Skipping all pictures, set down the lines of the listing from the first through the one with "Chart.register(...registerables);".

(Rows from a dataset of charts and code)
______

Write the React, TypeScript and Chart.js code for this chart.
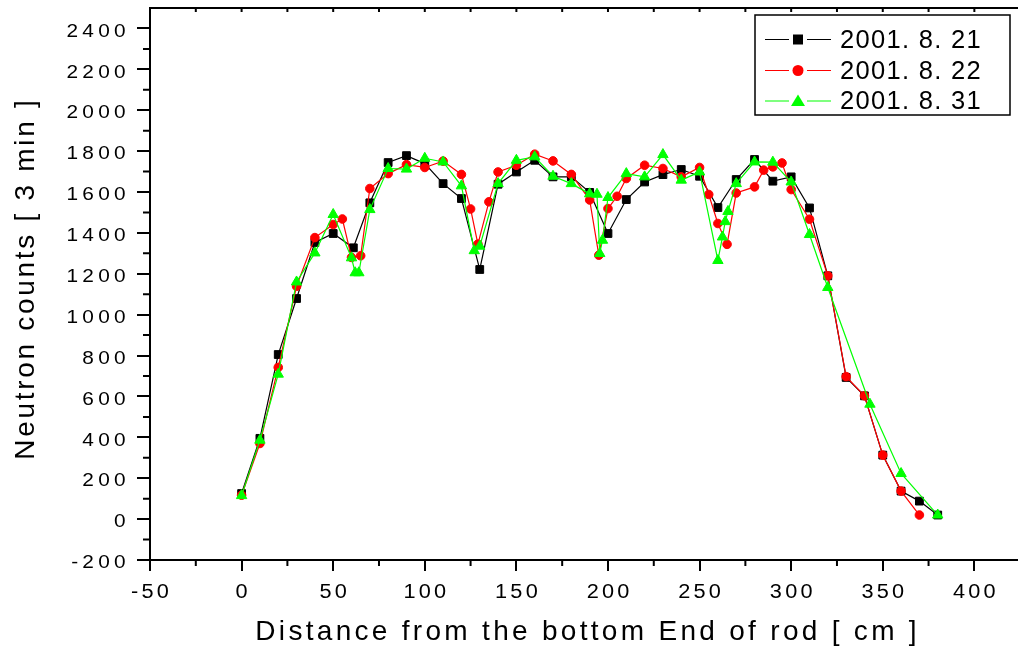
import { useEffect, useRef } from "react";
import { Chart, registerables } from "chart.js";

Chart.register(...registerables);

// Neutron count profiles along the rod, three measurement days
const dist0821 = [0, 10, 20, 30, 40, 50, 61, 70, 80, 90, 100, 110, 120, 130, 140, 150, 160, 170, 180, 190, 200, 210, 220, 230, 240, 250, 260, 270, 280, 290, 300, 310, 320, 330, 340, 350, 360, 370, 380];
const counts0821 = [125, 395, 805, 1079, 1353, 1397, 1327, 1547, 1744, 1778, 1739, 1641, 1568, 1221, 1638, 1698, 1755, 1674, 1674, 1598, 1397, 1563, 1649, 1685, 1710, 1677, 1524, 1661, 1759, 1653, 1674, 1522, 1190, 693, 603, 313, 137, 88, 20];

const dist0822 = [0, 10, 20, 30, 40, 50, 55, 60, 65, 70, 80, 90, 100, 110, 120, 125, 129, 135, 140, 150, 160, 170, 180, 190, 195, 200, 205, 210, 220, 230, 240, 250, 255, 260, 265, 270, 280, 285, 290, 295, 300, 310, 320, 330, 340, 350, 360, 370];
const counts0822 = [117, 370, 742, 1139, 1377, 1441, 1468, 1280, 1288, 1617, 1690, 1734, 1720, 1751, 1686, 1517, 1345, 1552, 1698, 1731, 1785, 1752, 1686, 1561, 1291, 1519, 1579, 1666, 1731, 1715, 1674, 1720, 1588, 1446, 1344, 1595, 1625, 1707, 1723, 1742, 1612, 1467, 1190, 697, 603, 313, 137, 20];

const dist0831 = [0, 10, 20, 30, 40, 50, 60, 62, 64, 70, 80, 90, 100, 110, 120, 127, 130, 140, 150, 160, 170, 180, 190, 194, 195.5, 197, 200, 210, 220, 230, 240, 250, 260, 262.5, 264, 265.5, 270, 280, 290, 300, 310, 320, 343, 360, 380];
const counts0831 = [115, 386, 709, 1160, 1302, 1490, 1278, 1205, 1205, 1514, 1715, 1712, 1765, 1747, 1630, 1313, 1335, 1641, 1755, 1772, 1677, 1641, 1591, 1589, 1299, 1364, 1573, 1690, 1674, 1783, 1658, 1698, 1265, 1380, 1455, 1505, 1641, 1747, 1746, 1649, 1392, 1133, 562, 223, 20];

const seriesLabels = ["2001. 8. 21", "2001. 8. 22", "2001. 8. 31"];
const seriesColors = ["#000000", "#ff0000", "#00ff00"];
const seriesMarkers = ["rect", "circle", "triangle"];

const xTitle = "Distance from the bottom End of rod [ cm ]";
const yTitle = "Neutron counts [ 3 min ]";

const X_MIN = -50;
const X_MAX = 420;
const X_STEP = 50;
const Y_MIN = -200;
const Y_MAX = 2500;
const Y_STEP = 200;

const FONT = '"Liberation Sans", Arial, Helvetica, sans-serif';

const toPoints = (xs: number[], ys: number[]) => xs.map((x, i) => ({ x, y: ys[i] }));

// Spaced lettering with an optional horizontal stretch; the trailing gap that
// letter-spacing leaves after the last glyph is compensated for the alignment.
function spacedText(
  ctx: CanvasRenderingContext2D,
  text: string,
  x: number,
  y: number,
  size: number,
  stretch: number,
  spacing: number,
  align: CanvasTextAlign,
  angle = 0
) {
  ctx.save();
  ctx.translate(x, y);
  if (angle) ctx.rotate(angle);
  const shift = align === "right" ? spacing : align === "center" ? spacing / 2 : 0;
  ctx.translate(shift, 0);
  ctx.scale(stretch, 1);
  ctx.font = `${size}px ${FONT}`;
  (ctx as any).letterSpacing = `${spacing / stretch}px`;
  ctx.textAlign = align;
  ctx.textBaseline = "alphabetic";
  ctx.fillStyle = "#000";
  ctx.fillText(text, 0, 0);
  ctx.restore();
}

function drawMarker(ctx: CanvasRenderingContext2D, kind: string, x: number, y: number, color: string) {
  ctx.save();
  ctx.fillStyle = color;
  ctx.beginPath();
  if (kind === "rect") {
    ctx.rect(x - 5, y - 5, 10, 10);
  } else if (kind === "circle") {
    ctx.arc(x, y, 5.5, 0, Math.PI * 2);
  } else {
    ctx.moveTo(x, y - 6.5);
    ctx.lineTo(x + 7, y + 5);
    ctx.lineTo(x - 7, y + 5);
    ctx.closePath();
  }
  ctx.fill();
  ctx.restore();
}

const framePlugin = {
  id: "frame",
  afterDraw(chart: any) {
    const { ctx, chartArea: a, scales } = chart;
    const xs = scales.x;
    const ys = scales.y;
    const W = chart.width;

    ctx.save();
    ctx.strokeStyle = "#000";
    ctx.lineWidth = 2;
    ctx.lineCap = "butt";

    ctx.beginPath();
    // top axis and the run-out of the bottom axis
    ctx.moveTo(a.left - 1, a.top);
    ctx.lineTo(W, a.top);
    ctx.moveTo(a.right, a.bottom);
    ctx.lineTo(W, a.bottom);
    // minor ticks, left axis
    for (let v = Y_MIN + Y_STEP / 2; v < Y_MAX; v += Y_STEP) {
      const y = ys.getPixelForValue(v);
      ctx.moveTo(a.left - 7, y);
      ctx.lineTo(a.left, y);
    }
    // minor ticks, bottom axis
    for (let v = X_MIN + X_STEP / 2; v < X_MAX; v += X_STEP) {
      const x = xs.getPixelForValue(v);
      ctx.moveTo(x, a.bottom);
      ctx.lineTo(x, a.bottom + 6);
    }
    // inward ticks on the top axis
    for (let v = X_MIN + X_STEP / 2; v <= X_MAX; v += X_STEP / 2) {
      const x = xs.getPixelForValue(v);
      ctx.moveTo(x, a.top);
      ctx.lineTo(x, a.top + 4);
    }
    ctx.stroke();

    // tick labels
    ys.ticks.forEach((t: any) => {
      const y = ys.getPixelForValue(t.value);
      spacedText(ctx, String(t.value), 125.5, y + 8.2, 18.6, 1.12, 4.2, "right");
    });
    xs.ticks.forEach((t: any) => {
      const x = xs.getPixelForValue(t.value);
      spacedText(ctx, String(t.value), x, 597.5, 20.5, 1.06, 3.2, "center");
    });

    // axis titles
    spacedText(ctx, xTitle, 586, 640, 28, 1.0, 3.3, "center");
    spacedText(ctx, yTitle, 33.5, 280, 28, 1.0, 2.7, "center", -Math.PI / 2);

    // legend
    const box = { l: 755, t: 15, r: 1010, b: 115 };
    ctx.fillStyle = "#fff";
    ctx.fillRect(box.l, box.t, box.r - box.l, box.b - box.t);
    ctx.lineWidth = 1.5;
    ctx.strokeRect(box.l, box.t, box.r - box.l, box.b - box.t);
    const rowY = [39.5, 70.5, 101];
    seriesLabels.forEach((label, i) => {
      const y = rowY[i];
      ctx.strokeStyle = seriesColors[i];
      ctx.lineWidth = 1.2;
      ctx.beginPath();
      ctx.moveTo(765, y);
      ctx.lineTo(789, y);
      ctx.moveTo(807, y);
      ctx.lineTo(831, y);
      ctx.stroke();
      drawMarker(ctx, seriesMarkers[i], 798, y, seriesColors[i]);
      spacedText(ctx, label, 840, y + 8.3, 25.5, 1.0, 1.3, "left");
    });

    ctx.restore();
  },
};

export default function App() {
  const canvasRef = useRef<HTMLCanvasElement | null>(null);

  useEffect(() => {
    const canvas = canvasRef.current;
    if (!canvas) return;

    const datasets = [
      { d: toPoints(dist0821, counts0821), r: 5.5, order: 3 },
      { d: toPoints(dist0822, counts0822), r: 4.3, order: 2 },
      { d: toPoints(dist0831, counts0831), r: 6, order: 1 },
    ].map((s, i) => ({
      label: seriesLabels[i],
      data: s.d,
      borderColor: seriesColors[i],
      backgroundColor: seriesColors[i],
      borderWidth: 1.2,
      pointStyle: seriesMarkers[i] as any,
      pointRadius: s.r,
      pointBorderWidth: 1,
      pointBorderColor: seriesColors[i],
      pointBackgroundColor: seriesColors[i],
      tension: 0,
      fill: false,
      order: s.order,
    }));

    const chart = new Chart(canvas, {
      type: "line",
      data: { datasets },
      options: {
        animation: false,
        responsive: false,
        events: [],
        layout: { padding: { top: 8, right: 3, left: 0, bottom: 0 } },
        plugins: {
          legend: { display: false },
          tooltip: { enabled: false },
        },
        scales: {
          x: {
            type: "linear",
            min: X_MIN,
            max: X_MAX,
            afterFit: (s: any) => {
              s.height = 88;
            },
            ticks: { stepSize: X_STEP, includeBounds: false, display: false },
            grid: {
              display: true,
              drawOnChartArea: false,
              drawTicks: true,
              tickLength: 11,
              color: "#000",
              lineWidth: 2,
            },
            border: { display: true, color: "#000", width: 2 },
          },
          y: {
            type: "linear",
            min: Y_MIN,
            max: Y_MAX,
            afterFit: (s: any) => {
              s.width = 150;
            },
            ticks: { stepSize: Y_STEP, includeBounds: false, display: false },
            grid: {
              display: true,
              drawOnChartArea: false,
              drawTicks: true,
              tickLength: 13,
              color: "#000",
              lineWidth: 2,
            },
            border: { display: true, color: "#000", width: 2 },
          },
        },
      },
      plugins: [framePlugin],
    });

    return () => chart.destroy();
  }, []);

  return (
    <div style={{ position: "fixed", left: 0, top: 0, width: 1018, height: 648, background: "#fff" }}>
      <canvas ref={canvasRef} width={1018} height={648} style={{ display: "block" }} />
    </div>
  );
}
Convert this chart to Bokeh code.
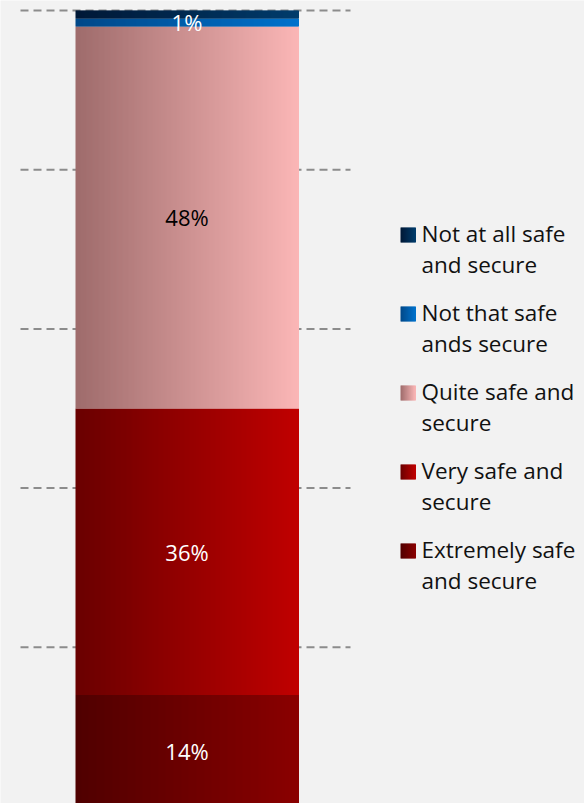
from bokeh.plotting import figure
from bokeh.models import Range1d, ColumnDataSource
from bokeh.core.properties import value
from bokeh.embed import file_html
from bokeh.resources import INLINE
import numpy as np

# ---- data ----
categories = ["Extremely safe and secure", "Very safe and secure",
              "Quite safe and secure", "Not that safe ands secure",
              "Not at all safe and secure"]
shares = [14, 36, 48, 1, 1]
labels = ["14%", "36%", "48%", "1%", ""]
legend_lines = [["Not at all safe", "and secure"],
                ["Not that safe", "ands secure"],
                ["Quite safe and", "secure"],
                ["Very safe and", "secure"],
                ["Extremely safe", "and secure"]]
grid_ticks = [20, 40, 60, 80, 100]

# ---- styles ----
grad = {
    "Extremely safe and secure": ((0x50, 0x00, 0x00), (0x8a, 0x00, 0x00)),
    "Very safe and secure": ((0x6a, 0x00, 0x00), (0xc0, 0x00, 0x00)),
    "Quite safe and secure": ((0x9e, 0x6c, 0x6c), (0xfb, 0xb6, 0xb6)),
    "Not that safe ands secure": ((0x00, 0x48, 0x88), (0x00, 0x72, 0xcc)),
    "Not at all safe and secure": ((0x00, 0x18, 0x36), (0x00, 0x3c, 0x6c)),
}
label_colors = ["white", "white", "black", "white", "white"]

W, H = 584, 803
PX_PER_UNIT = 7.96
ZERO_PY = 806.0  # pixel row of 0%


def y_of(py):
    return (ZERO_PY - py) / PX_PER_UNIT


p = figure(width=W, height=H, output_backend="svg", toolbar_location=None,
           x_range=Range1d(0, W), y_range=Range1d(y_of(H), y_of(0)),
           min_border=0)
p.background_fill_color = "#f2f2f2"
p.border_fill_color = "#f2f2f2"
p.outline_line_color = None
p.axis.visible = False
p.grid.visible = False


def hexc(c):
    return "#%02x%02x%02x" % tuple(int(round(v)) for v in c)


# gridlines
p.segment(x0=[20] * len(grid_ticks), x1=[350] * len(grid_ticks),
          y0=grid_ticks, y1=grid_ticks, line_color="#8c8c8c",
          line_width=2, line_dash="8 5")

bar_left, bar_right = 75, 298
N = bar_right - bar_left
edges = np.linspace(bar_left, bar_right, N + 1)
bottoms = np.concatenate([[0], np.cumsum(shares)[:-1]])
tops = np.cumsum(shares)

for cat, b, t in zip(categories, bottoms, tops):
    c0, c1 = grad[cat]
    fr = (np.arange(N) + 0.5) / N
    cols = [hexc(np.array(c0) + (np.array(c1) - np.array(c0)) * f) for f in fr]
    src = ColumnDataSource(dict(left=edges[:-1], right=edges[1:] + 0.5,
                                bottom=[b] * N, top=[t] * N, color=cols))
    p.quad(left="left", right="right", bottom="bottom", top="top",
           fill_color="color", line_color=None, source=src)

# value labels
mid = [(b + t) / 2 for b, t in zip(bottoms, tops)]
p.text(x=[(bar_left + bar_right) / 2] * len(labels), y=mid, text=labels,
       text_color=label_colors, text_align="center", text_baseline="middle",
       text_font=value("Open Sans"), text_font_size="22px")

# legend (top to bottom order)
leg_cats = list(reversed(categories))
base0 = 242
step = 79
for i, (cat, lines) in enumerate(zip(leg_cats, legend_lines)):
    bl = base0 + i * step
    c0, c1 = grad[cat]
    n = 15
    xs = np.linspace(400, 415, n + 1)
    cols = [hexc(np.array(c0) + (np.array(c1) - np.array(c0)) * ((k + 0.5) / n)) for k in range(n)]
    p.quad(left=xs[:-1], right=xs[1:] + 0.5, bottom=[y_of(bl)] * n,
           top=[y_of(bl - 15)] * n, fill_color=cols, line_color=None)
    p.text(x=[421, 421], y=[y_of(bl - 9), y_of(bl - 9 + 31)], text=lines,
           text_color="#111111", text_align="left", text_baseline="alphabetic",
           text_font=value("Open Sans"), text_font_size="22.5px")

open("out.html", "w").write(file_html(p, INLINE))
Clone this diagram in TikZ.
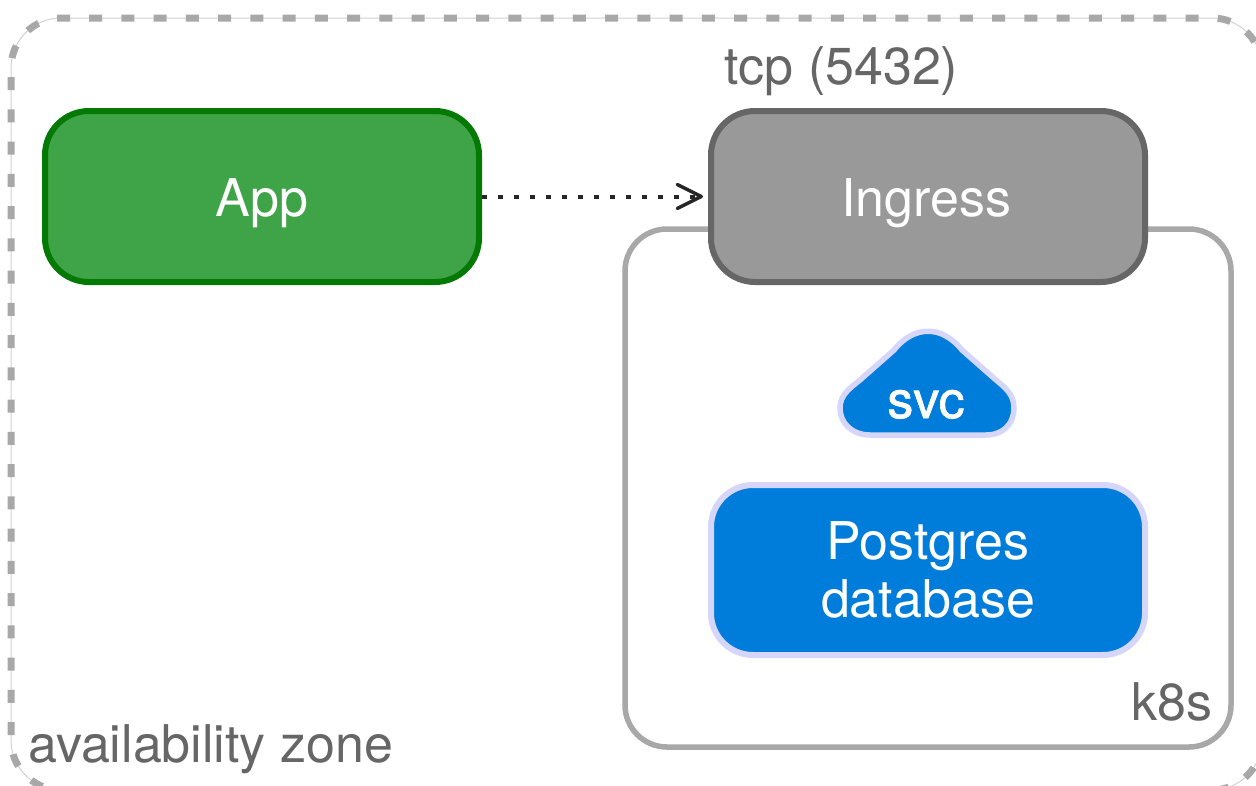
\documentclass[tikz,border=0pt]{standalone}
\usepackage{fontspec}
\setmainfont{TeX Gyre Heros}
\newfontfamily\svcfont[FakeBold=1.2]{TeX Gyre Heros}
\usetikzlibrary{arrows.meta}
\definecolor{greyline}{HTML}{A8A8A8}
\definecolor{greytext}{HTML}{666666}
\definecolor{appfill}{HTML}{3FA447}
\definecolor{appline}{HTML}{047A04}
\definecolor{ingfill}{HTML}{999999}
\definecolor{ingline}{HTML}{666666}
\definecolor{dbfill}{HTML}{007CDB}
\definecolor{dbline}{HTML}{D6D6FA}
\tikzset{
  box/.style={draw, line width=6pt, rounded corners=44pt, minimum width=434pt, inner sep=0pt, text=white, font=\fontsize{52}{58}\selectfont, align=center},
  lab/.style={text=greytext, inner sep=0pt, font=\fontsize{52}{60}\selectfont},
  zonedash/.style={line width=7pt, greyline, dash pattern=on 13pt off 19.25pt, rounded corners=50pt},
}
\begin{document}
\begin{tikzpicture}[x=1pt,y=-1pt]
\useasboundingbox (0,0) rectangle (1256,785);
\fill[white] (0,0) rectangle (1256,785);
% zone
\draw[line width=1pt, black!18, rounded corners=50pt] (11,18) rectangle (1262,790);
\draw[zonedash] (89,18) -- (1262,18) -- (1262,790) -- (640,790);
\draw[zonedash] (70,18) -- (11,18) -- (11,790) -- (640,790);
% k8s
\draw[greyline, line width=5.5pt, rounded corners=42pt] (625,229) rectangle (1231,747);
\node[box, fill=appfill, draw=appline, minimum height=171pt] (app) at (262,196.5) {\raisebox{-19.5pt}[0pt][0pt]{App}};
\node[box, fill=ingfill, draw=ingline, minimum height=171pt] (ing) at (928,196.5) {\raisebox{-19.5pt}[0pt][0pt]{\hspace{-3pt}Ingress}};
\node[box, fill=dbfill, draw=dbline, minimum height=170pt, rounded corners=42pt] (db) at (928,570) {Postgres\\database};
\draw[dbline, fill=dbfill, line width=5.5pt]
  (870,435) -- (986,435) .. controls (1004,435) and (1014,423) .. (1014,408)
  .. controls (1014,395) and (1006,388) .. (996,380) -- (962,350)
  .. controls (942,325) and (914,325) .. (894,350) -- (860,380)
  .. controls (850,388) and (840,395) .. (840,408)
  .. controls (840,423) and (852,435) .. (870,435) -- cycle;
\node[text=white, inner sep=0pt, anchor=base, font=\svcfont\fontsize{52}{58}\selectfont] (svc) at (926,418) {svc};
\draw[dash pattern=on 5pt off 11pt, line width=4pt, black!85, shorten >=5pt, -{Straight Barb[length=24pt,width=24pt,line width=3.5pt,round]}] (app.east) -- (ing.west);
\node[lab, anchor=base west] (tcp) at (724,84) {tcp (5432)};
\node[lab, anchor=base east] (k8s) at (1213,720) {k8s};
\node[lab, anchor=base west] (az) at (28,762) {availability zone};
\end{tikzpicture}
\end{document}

______

**THE RESULT:**
Write the React, TypeScript and Chart.js code for this chart.
import { useEffect, useRef } from "react";
import { Chart, registerables } from "chart.js";

Chart.register(...registerables);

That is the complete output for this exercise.